*Required task*.
Return the count of lines that hold the string "matplotlib", with no other words.

[Begin]

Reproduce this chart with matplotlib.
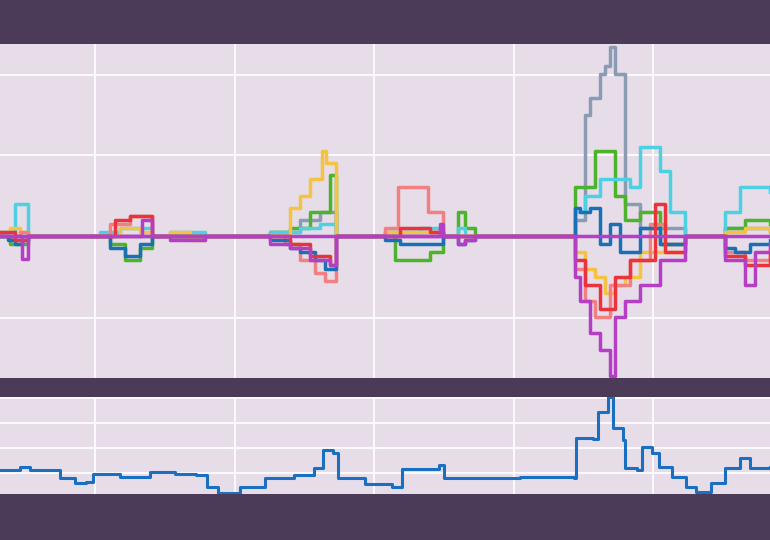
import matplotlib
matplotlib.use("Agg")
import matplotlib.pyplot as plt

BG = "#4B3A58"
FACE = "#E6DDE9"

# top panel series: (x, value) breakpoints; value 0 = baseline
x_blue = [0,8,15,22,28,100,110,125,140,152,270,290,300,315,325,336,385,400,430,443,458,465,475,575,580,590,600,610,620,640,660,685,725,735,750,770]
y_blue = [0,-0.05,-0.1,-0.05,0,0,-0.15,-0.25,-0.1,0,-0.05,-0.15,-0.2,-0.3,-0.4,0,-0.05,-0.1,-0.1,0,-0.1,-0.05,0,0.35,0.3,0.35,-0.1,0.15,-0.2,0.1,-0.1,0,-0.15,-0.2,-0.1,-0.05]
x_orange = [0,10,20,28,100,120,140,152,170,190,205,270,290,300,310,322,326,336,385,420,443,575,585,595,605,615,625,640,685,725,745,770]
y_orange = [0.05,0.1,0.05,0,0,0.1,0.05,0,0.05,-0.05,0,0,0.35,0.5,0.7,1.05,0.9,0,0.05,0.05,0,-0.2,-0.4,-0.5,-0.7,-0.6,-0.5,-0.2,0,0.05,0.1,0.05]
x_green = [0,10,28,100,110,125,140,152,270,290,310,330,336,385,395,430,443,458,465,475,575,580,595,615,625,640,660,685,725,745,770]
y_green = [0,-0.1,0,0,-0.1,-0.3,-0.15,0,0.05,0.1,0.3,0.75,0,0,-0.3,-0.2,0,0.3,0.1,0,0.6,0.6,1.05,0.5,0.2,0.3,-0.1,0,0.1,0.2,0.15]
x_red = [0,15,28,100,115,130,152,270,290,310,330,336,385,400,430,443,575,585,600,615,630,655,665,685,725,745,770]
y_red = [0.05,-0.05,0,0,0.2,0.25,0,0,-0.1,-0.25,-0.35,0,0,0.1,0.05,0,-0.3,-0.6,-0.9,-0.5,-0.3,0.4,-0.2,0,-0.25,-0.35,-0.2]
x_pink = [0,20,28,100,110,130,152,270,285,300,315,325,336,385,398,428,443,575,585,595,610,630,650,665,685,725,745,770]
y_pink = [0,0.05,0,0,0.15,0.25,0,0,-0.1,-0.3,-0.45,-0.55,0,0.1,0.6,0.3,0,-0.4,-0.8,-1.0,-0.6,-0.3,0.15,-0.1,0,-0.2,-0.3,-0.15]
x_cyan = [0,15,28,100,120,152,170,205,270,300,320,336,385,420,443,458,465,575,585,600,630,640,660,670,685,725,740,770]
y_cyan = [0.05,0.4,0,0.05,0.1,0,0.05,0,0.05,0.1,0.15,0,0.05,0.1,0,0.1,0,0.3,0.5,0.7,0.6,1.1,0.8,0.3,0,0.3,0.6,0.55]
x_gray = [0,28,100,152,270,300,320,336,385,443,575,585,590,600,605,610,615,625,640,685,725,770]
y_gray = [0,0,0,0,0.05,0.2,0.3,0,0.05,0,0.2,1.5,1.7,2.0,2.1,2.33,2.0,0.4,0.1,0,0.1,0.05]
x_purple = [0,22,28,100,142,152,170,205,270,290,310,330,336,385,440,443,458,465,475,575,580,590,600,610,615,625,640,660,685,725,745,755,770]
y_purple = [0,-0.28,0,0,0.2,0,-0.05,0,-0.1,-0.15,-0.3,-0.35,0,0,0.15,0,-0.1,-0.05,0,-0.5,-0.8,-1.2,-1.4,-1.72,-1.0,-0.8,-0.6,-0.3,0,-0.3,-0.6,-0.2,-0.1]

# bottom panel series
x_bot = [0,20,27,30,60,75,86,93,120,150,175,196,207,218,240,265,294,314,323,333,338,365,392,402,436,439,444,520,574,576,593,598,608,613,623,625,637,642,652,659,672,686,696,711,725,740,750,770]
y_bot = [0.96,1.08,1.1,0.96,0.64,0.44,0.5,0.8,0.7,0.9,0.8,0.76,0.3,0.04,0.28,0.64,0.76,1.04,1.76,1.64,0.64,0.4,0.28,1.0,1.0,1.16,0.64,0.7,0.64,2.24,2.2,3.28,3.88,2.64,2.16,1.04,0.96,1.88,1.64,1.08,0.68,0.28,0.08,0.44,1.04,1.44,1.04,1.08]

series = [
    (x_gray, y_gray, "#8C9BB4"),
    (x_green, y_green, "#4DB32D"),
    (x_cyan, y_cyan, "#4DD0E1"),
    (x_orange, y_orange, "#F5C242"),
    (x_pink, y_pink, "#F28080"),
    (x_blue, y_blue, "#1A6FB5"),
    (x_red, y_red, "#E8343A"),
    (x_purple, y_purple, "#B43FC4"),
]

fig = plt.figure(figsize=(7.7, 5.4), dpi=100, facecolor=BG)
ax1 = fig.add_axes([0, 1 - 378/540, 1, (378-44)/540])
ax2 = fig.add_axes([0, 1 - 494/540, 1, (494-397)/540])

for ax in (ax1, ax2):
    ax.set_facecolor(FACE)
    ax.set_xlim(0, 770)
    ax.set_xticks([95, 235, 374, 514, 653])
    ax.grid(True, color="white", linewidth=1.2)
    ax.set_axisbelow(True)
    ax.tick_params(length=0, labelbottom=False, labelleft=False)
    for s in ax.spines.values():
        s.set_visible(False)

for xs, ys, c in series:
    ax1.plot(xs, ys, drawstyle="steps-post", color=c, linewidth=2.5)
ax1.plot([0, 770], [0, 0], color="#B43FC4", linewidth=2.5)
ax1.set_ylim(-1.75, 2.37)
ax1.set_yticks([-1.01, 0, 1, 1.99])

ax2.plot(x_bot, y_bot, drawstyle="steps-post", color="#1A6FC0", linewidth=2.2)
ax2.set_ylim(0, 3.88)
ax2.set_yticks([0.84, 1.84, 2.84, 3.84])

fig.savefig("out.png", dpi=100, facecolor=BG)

[End]

*Answer to this problem*.
4